If you’d like to stay in an authentic Andalucian district, with its cobbled alleys, iron balconies, artisan workshops and courtyards, then you could browse the selection of holiday apartments in Triana on HomeAway. There are rentals in all formats, big enough to cater to families or large groups, or cosy pieds-à-terre for short stays. Triana holiday homes come with air-conditioning, so you can always escape the summer heat, and many offer additional conveniences, like satellite TV, wi-fi and parking spaces. The traditional neighbourhood surrounding Triana apartments can be described as a village inside a city, and is the birthplace of some of Spain’s most famous flamenco dancers and toreros.
-Local sights. A popular centre for nightlife in summer, Calle Betis is a riverside street in Triana, and from here you’ll get unparalleled views across to some of Seville’s famous buildings like the Giralda and the Torre del Oro. Lining the street are handsome townhouses from the 1700s, and keep an eye out for the Nuestra Señora de la O, which contains a remarkable statue of Christ.
-Famous landmarks. Crossing the river on the Puente de Triana you’ll come to some more of Seville’s highlights. The Cathedral is a UNESCO site and could well be the largest church in the world – it was originally a mosque, built in the 1100s, but was remodelled in the wake of the reconquista. Right next door is the Giralda, an elaborate minaret-turned-bell tower, and a symbol for Seville.
-Museums and history. Flamenco is a form of dance that began in Andalucia, and in Seville you’ll find a museum dedicated to this art-form, putting on an elaborate show every Friday and Saturday. The Museum of Fine Arts, is rated second only to Madrid’s Museo del Prado, and guides visitors through several centuries of European art across fifteen exhibition halls. If you want to see where Christopher Columbus plotted his American adventure, then visit the sumptuous Rea Alcázar dating from the 1400s.
-Food and drink. In Seville tapas is part of the culture, and most evenings entail moving from bar to bar, trying the specialities like cured ham, sheep’s cheese, olives, patatas bravas (spicy fried potatoes), potato omelette (tortilla), varieties of seafood and grilled meat. On the other hand you could try some home cooking by shopping at Triana’s market just by the river to buy fresh produce and local ham.
-Events. An extremely atmospheric time to be in Seville is during Semana Santa, the week building up to Easter. In a deeply religious city, these few days are marked by solemn processions involving brass bands, and wooden depictions of the Virgin and passion scenes. The mood lifts two weeks later for the Feria de Abril, a city-wide celebration, with a large fair held on the bank of the river.
Seville is in one of the warmest parts of Spain, and gets a subtropical climate, bringing hot summers with average highs in the mid-30s. For a few days in July or August temperatures even soar above 40 degrees, which is worth keeping in mind if you’re visiting a holiday home in Triana at this time of year. The transitional months of March, April and November are warm compared to temperatures in British cities – daily highs still rise above 20 degrees. Winters are very mild, with highs of 16 degrees on a typical day in January.

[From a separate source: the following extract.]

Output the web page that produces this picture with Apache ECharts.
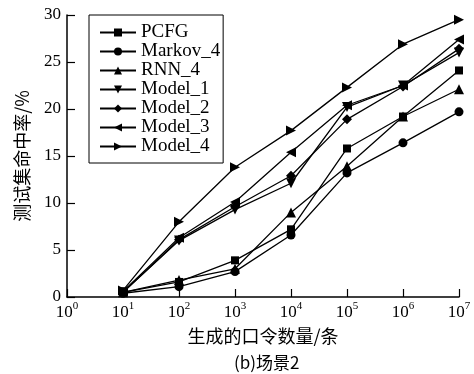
<!DOCTYPE html>
<html>
<head>
<meta charset="utf-8">
<script src="https://cdn.jsdelivr.net/npm/echarts@6/dist/echarts.min.js"></script>
<style>
  html, body { margin: 0; padding: 0; background: #fff; }
  #chart { width: 474px; height: 374px; }
</style>
</head>
<body>
<div id="chart"></div>
<script>
// x: number of generated passwords (log scale)
const counts = [1e1, 1e2, 1e3, 1e4, 1e5, 1e6, 1e7];
const seriesNames = ['PCFG', 'Markov_4', 'RNN_4', 'Model_1', 'Model_2', 'Model_3', 'Model_4'];

// hit rate on test set (%)
const pcfg    = [0.5, 1.6, 3.9, 7.2, 15.8, 19.2, 24.1];
const markov4 = [0.4, 1.1, 2.7, 6.6, 13.2, 16.4, 19.7];
const rnn4    = [0.5, 1.8, 3.0, 9.0, 13.9, 19.2, 22.1];
const model1  = [0.5, 6.0, 9.3, 12.1, 20.2, 22.5, 26.0];
const model2  = [0.5, 6.1, 9.6, 12.9, 18.9, 22.4, 26.4];
const model3  = [0.6, 6.3, 10.1, 15.4, 20.4, 22.5, 27.4];
const model4  = [0.7, 8.0, 13.8, 17.7, 22.3, 26.9, 29.5];

const allData = [pcfg, markov4, rnn4, model1, model2, model3, model4];
const symbols = [
  'rect',
  'circle',
  'triangle',
  'path://M0,0 L10,0 L5,9 Z',
  'diamond',
  'path://M9,0 L9,10 L0,5 Z',
  'path://M0,0 L9,5 L0,10 Z'
];
const symbolSizes = [8, 9, 10, 10, 10, 10, 10];

const serif = '"Liberation Serif", "Times New Roman", "Noto Sans CJK SC", serif';
const cjk = '"Noto Sans CJK SC", "Liberation Serif", serif';

const chart = echarts.init(document.getElementById('chart'));

const series = seriesNames.map((name, i) => ({
  name: name,
  type: 'line',
  data: counts.map((c, j) => [c, allData[i][j]]),
  symbol: symbols[i],
  symbolSize: symbolSizes[i],
  showAllSymbol: true,
  itemStyle: { color: '#000' },
  lineStyle: { color: '#000', width: 1.3 },
  animation: false,
}));

const option = {
  animation: false,
  grid: { left: 67, right: 15, top: 15, bottom: 77 },
  legend: {
    data: seriesNames,
    orient: 'vertical',
    left: 89,
    top: 15,
    itemWidth: 36,
    itemHeight: 10,
    itemGap: 0,
    padding: [8, 3, 7, 10],
    borderColor: '#000',
    borderWidth: 1,
    backgroundColor: '#fff',
    inactiveColor: '#000',
    textStyle: { fontFamily: serif, fontSize: 19, color: '#000', lineHeight: 18 },
  },
  xAxis: {
    type: 'log',
    logBase: 10,
    min: 1,
    max: 1e7,
    name: '生成的口令数量/条',
    nameLocation: 'middle',
    nameGap: 30,
    nameTextStyle: { fontFamily: cjk, fontSize: 18, color: '#000' },
    axisLine: { lineStyle: { color: '#000', width: 1.5 } },
    axisTick: { inside: true, length: 8, lineStyle: { color: '#000', width: 1.2 } },
    minorTick: { show: false },
    splitLine: { show: false },
    axisLabel: {
      color: '#000',
      margin: 4,
      formatter: function (v) {
        const k = Math.round(Math.log10(v));
        return '{b|10}{s|' + k + '}';
      },
      rich: {
        b: { fontFamily: serif, fontSize: 17, color: '#000', verticalAlign: 'bottom', lineHeight: 20 },
        s: { fontFamily: serif, fontSize: 11, color: '#000', verticalAlign: 'top', lineHeight: 20, padding: [0, 0, 8, 0] },
      },
    },
  },
  yAxis: {
    type: 'value',
    min: 0,
    max: 30,
    interval: 5,
    name: '测试集命中率/%',
    nameLocation: 'middle',
    nameRotate: 90,
    nameGap: 36,
    nameTextStyle: { fontFamily: cjk, fontSize: 18, color: '#000' },
    axisLine: { show: true, lineStyle: { color: '#000', width: 1.5 } },
    axisTick: { show: true, inside: true, length: 8, lineStyle: { color: '#000', width: 1.2 } },
    splitLine: { show: false },
    axisLabel: { color: '#000', fontFamily: serif, fontSize: 17, margin: 6 },
  },
  graphic: [
    {
      type: 'text',
      left: 234,
      top: 354,
      style: { text: '(b)场景2', fontFamily: cjk, fontSize: 17, fill: '#000' },
    },
  ],
  series: series,
};

chart.setOption(option);
</script>
</body>
</html>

San Pablo (SVQ) is Seville’s international airport. There are a couple of low-cost airlines serving this destination from the UK, with routes that depart from London. The airport is to the northeast of the city. By car it’s around 20 minutes away on the Ronda Urbana and the A-4. At 30-minute intervals you can also catch the Especial Aeropuerto from outside Arrivals to the centre of Seville. Santa Justa Station is Seville’s chief rail terminal and has high-speed AVE connections to Barcelona and Madrid.